Update: Maintenance work has been completed. There should have been no impact to customer traffic. This evening, from 12:00AM until 1:00AM, we will be performing further maintenance of a similar nature. Again we do not expect any impact to customer traffic but there is a possibility of brief service interruptions during this time.

Webcluster Service Interuption

A number of hosted websites (including www.sonic.net) were offline for a approximately seven minutes this afternoon.  We’re investigating the initial cause that caused the servers to drop out but believe a known bug in our load balancer configuration was also triggered that prevented all of the sites from being automatically brought back online.

Update: Thu Jun 28 10:16:44 PDT 2012.  We’ve seen a couple more events since this happened yesterday and we believe we have identified the DoS attack and are working to mitigate its affects now.

Update: Thu Jun 28 13:13:41 PDT 2012.  We’ve installed a custom apache module that should eliminate or, at least, reduce the affects of the DoS attack on our web cluster and are hopeful that this will prevent this issue from causing problems again.

-Kelsey, William and Kevan

 

DSL Aggregation Router Reload

This Friday, June 22 at 12:01 AM we will be performing maintenance reloads of two Redbacks that terminate traditional DSL service. This will affect some of our Bay Area and LA DSL subscribers. Expected downtime is 5 minutes.
Update: Reloads complete. Estimated down time was under 5 minutes.

-Tomoc

Emergency Router Reload

At 7:33am, a protocol issue between two redundant routers caused network instability which required an emergency reboot. This caused intermittent connectivity issues to our DNS servers as well as a subset of customer connections. Service has been restored as of 8:14am, and we will be working with our vendors to ensure this does not happen again.

-Sonic.net NOC

Sonic.net Company Picnic

Support will be closed from 11am-6pm on 6/9/2012.  Sonic.net will be celebrating its 18th Birthday on Saturday, June 9th.  In order to allow all employees to attend the celebratory company picnic support will be closed from 11am until 6pm.  We apologize for any inconvenience this may cause.

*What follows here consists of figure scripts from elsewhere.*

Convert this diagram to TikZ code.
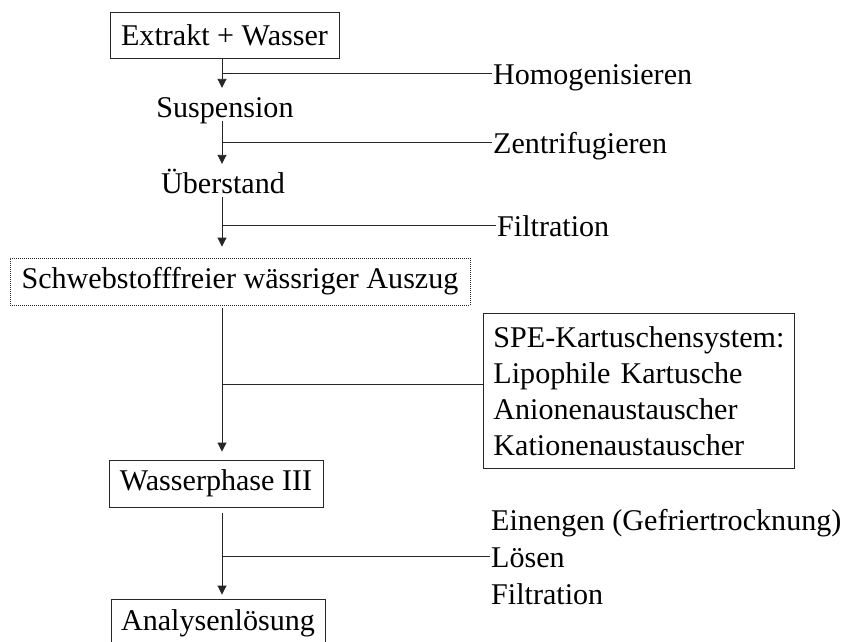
\documentclass[tikz,border=0pt]{standalone}
\usepackage{fontspec}
\setmainfont{Liberation Serif}
\usetikzlibrary{arrows.meta}
\begin{document}
\begin{tikzpicture}[x=1pt,y=-1pt,
  font=\fontsize{30.1}{36}\selectfont,
  box/.style={draw=black!85, line width=0.9pt, inner sep=0pt, minimum height=46pt},
  dbox/.style={box, dash pattern=on 1pt off 1pt},
  txt/.style={inner sep=0pt, text height=29pt, text depth=4pt},
  lbl/.style={inner sep=1pt, anchor=west, text height=22pt, text depth=0pt},
  ln/.style={line width=0.9pt, draw=black!85},
  arr/.style={ln, -{Triangle[width=9pt,length=9pt]}}]
\useasboundingbox (0,0) rectangle (842,641);
\coordinate (col) at (222,0);
% main column
\node[box, minimum width=229pt] (b1) at (224.5,35) {Extrakt + Wasser};
\node[txt, anchor=base] (s) at (225,117) {Suspension};
\node[txt, anchor=base] (u) at (223,193) {Überstand};
\node[dbox, minimum width=460pt, minimum height=47pt] (b2) at (240,281.5) {Schwebstofffreier wässriger Auszug};
\node[box, minimum width=214pt, minimum height=47pt] (b3) at (216,483.5) {Wasserphase III};
\node[box, minimum width=214pt, minimum height=48pt] (b4) at (218,623) {Analysenlösung};
% labels
\node[lbl] (h1) at (492,73) {Homogenisieren};
\node[lbl] (h2) at (492,142) {Zentrifugieren};
\node[lbl] (h3) at (496,225) {Filtration};
\node[box, align=left, inner xsep=10pt, inner ysep=0pt, text width=291pt, minimum height=155pt, anchor=north west] (spe) at (483,313)
  {\mbox{SPE-Kartuschensystem:}\\Lipophile Kartusche\\Anionenaustauscher\\Kationenaustauscher};
\node[lbl] (e1) at (490,519) {Einengen (Gefriertrocknung)};
\node[lbl] (e2) at (490,556) {Lösen};
\node[lbl] (e3) at (490,593) {Filtration};
% connectors
\draw[arr] (b1.south -| col) -- (s.north -| col);
\draw[arr] (s.south -| col) -- (u.north -| col);
\draw[arr, shorten >=11pt] (u.south -| col) -- (b2.north -| col);
\draw[arr, shorten <=3pt, shorten >=8pt] (b2.south -| col) -- (b3.north -| col);
\draw[arr, shorten <=6pt, shorten >=4pt] (b3.south -| col) -- (b4.north -| col);
\draw[ln] (h1.west -| col) -- (h1.west);
\draw[ln] (h2.west -| col) -- (h2.west);
\draw[ln] (h3.west -| col) -- (h3.west);
\coordinate (m4) at (0,384);
\draw[ln] (m4 -| col) -- (m4 -| spe.west);
\draw[ln] (e2.west -| col) -- (e2.west);
\end{tikzpicture}
\end{document}
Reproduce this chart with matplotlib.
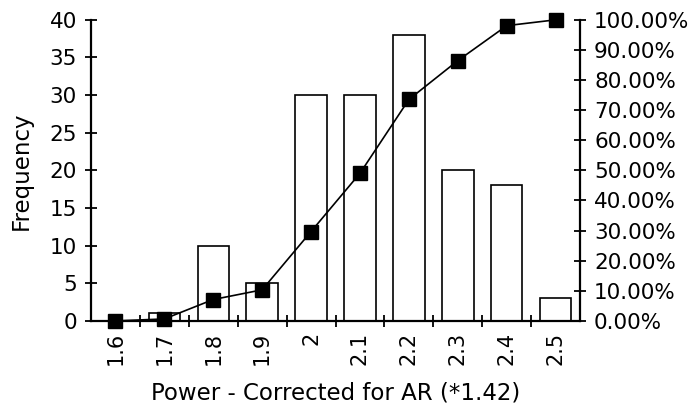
import numpy as np
import matplotlib.pyplot as plt
from matplotlib.ticker import FuncFormatter

plt.rcParams['font.family'] = ['DejaVu Sans']

categories = ['1.6', '1.7', '1.8', '1.9', '2', '2.1', '2.2', '2.3', '2.4', '2.5']
frequency = [0, 1, 10, 5, 30, 30, 38, 20, 18, 3]

cum_pct = np.cumsum(frequency) / np.sum(frequency)
x = np.arange(len(categories))

fig = plt.figure(figsize=(6.99, 4.13), dpi=100)
ax = fig.add_axes([0.130, 0.223, 0.700, 0.729])
ax.bar(x, frequency, 0.64, color='white', edgecolor='black', linewidth=1.2, zorder=1)
ax.set_xlim(-0.5, len(categories) - 0.5)
ax.set_ylim(0, 40)
ax.set_yticks(range(0, 41, 5))
ax.set_xticks(x)
ax.set_xticklabels(categories, rotation=90, fontsize=15)
ax.set_xticks(x[:-1] + 0.5, minor=True)
ax.tick_params(axis='x', which='major', length=0, pad=8)
ax.tick_params(axis='x', which='minor', direction='inout', length=8, width=1.3)
ax.tick_params(axis='y', direction='inout', length=8, width=1.3, labelsize=15.5, pad=6)
ax.set_ylabel('Frequency', fontsize=16.5, labelpad=12)
ax.set_xlabel('Power - Corrected for AR (*1.42)', fontsize=16.5, labelpad=12)
for s in ['top', 'right']:
    ax.spines[s].set_visible(False)
for s in ['left', 'bottom']:
    ax.spines[s].set_linewidth(1.6)

ax2 = ax.twinx()
ax2.plot(x, cum_pct, color='black', linewidth=1.2, marker='s', markersize=10,
         markerfacecolor='black', clip_on=False, zorder=3)
ax2.set_ylim(0, 1)
ax2.set_yticks(np.linspace(0, 1, 11))
ax2.yaxis.set_major_formatter(FuncFormatter(lambda v, p: '%.2f%%' % (v * 100)))
ax2.tick_params(axis='y', direction='inout', length=8, width=1.3, labelsize=15.5, pad=6)
for s in ['top', 'left', 'bottom']:
    ax2.spines[s].set_visible(False)
ax2.spines['right'].set_linewidth(1.6)

fig.savefig('out.png', dpi=100)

Emergency Legacy DSL Maintenance

Tonight, at 12:01AM, we will be performing invasive maintenance on an ATM switching device that serves a subset of legacy DSL customers in the Bay Area as well as Chico. Downtime for affected customers should be less than 10 minutes.

-Tim, Nathan, and the NOC

Update: The ATM switch in question suffered a redundancy fail-over before the maintenance work could be performed this evening. Affected customers should have experienced about 5 minutes of downtime while the fail-over occurred. We are currently investigating the cause of the issue in order to prevent further recurrences.